▸ Material provided:
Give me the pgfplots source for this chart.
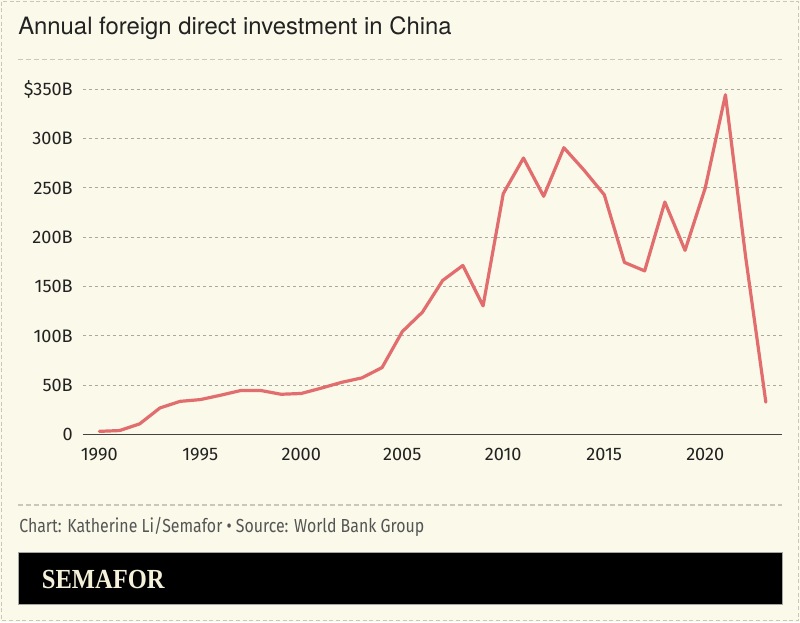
\documentclass[border=0pt]{standalone}
\usepackage{graphicx}
\usepackage{pgfplots}
\pgfplotsset{compat=1.18}
\usepackage{fontspec}
\setmainfont{Fira Sans}
\newfontfamily\titlefont{TeX Gyre Heros}
\newfontfamily\logofont{Liberation Serif}
\definecolor{bg}{HTML}{FBF9E9}
\definecolor{linec}{HTML}{E26D6F}
\definecolor{gridc}{HTML}{ABA99E}
\definecolor{framec}{HTML}{C9C7BA}
\definecolor{txt}{HTML}{222222}
\definecolor{foot}{HTML}{555555}
\definecolor{logoc}{HTML}{F5F0DA}
\begin{document}
\begin{tikzpicture}
\begin{scope}[x=0.75pt,y=-0.75pt]
\fill[bg] (0,0) rectangle (800,622);
\draw[framec, line width=0.9pt, dash pattern=on 3pt off 2pt] (1.5,1.5) rectangle (798.5,620.5);
\node[anchor=base west, inner sep=0pt, text=txt, font=\titlefont\fontsize{17.9}{21}\selectfont] at (18,34.3) {Annual foreign direct investment in China};
\draw[framec, line width=0.9pt, dash pattern=on 3.75pt off 2.25pt] (18,59.3) -- (782,59.3);
\draw[framec, line width=0.9pt, dash pattern=on 3.75pt off 2.25pt] (18,505) -- (782,505);
\node[anchor=base west, inner sep=0pt, text=foot, font=\fontsize{14.15}{17}\selectfont] at (19,532.3) {\resizebox{303.75pt}{\height}{Chart: Katherine Li/Semafor • Source: World Bank Group}};
\filldraw[fill=black, draw=gray!70, line width=0.6pt] (18,552.3) rectangle (782.3,604);
\node[anchor=base west, inner sep=0pt, text=logoc, font=\logofont\bfseries\fontsize{20.7}{24}\selectfont] at (41.7,588.3) {\resizebox{91.95pt}{\height}{SEMAFOR}};
\end{scope}
\begin{axis}[
  at={(62.25pt,-325.875pt)}, anchor=south west,
  scale only axis, width=524.25pt, height=258.9pt,
  xmin=1989.193, xmax=2023.8, ymin=0, ymax=350,
  clip=false,
  axis x line*=bottom, axis y line*=left,
  x axis line style={-, draw=txt!85, line width=1.2pt},
  y axis line style={draw=none},
  xtick={1990,1995,2000,2005,2010,2015,2020},
  xticklabels={1990,1995,2000,2005,2010,2015,2020},
  ytick={0,50,100,150,200,250,300,350},
  yticklabels={0,50B,100B,150B,200B,250B,300B,\$350B},
  major tick length=0pt, tick style={draw=none},
  ymajorgrids,
  major grid style={gridc, line width=0.75pt, dash pattern=on 2.25pt off 2.25pt},
  ticklabel style={font=\fontsize{13.6}{16}\selectfont, text=txt},
  yticklabel style={anchor=east, inner sep=0pt, xshift=-7.5pt},
  xticklabel style={anchor=north, inner sep=0pt, yshift=-10.4pt},
  /pgf/number format/assume math mode=true,
]
\addplot[linec, line width=2.4pt, line join=round, line cap=round, mark=none] coordinates {
(1990,3.2) (1991,4.0) (1992,10.8) (1993,26.9) (1994,33.6) (1995,35.4)
(1996,39.8) (1997,44.6) (1998,44.6) (1999,40.8) (2000,41.6) (2001,47.1)
(2002,52.9) (2003,57.4) (2004,67.9) (2005,104.3) (2006,124.1) (2007,156.2)
(2008,171.4) (2009,130.4) (2010,244.2) (2011,280.3) (2012,241.5) (2013,290.8)
(2014,268.0) (2015,243.1) (2016,174.5) (2017,165.9) (2018,235.7) (2019,186.7)
(2020,250.0) (2021,344.5) (2022,180.0) (2023,32.8)
};
\end{axis}
\end{tikzpicture}
\end{document}
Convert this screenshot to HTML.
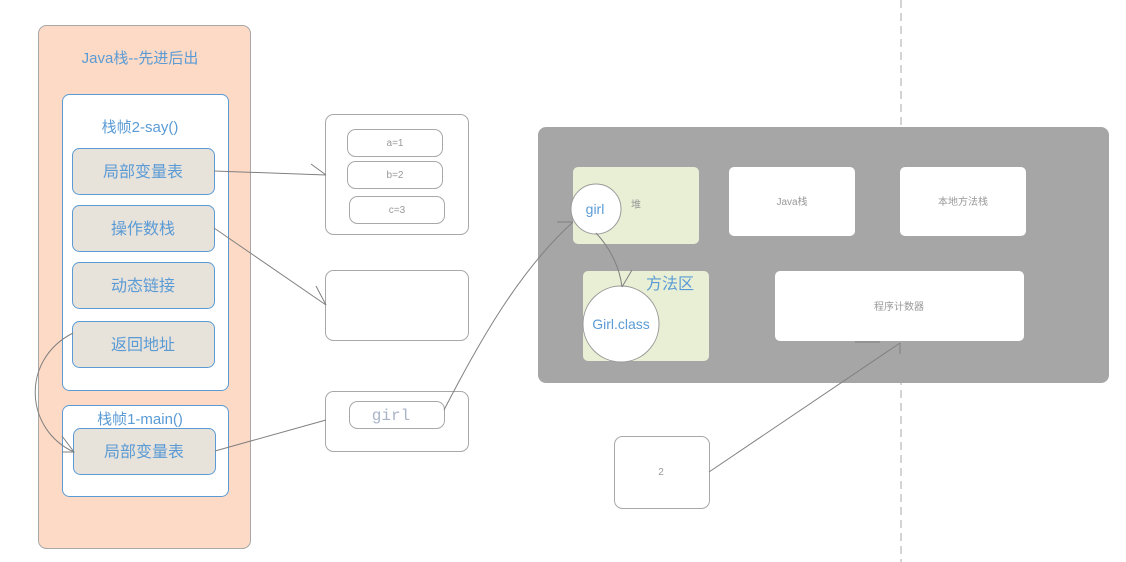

▸ Exercise prompt: Each entry above is to be written out again unchanged, apart from the pictures, which are left out.

▸ Solution for this problem:
Give me the pgfplots source for this chart.
\documentclass[border=0pt]{standalone}
\usepackage{graphicx}
\usepackage{pgfplots}
\pgfplotsset{compat=1.18}
\usepackage{fontspec}
\setmainfont{Fira Sans}
\newfontfamily\titlefont{TeX Gyre Heros}
\newfontfamily\logofont{Liberation Serif}
\definecolor{bg}{HTML}{FBF9E9}
\definecolor{linec}{HTML}{E26D6F}
\definecolor{gridc}{HTML}{ABA99E}
\definecolor{framec}{HTML}{C9C7BA}
\definecolor{txt}{HTML}{222222}
\definecolor{foot}{HTML}{555555}
\definecolor{logoc}{HTML}{F5F0DA}
\begin{document}
\begin{tikzpicture}
\begin{scope}[x=0.75pt,y=-0.75pt]
\fill[bg] (0,0) rectangle (800,622);
\draw[framec, line width=0.9pt, dash pattern=on 3pt off 2pt] (1.5,1.5) rectangle (798.5,620.5);
\node[anchor=base west, inner sep=0pt, text=txt, font=\titlefont\fontsize{17.9}{21}\selectfont] at (18,34.3) {Annual foreign direct investment in China};
\draw[framec, line width=0.9pt, dash pattern=on 3.75pt off 2.25pt] (18,59.3) -- (782,59.3);
\draw[framec, line width=0.9pt, dash pattern=on 3.75pt off 2.25pt] (18,505) -- (782,505);
\node[anchor=base west, inner sep=0pt, text=foot, font=\fontsize{14.15}{17}\selectfont] at (19,532.3) {\resizebox{303.75pt}{\height}{Chart: Katherine Li/Semafor • Source: World Bank Group}};
\filldraw[fill=black, draw=gray!70, line width=0.6pt] (18,552.3) rectangle (782.3,604);
\node[anchor=base west, inner sep=0pt, text=logoc, font=\logofont\bfseries\fontsize{20.7}{24}\selectfont] at (41.7,588.3) {\resizebox{91.95pt}{\height}{SEMAFOR}};
\end{scope}
\begin{axis}[
  at={(62.25pt,-325.875pt)}, anchor=south west,
  scale only axis, width=524.25pt, height=258.9pt,
  xmin=1989.193, xmax=2023.8, ymin=0, ymax=350,
  clip=false,
  axis x line*=bottom, axis y line*=left,
  x axis line style={-, draw=txt!85, line width=1.2pt},
  y axis line style={draw=none},
  xtick={1990,1995,2000,2005,2010,2015,2020},
  xticklabels={1990,1995,2000,2005,2010,2015,2020},
  ytick={0,50,100,150,200,250,300,350},
  yticklabels={0,50B,100B,150B,200B,250B,300B,\$350B},
  major tick length=0pt, tick style={draw=none},
  ymajorgrids,
  major grid style={gridc, line width=0.75pt, dash pattern=on 2.25pt off 2.25pt},
  ticklabel style={font=\fontsize{13.6}{16}\selectfont, text=txt},
  yticklabel style={anchor=east, inner sep=0pt, xshift=-7.5pt},
  xticklabel style={anchor=north, inner sep=0pt, yshift=-10.4pt},
  /pgf/number format/assume math mode=true,
]
\addplot[linec, line width=2.4pt, line join=round, line cap=round, mark=none] coordinates {
(1990,3.2) (1991,4.0) (1992,10.8) (1993,26.9) (1994,33.6) (1995,35.4)
(1996,39.8) (1997,44.6) (1998,44.6) (1999,40.8) (2000,41.6) (2001,47.1)
(2002,52.9) (2003,57.4) (2004,67.9) (2005,104.3) (2006,124.1) (2007,156.2)
(2008,171.4) (2009,130.4) (2010,244.2) (2011,280.3) (2012,241.5) (2013,290.8)
(2014,268.0) (2015,243.1) (2016,174.5) (2017,165.9) (2018,235.7) (2019,186.7)
(2020,250.0) (2021,344.5) (2022,180.0) (2023,32.8)
};
\end{axis}
\end{tikzpicture}
\end{document}
Convert this screenshot to HTML.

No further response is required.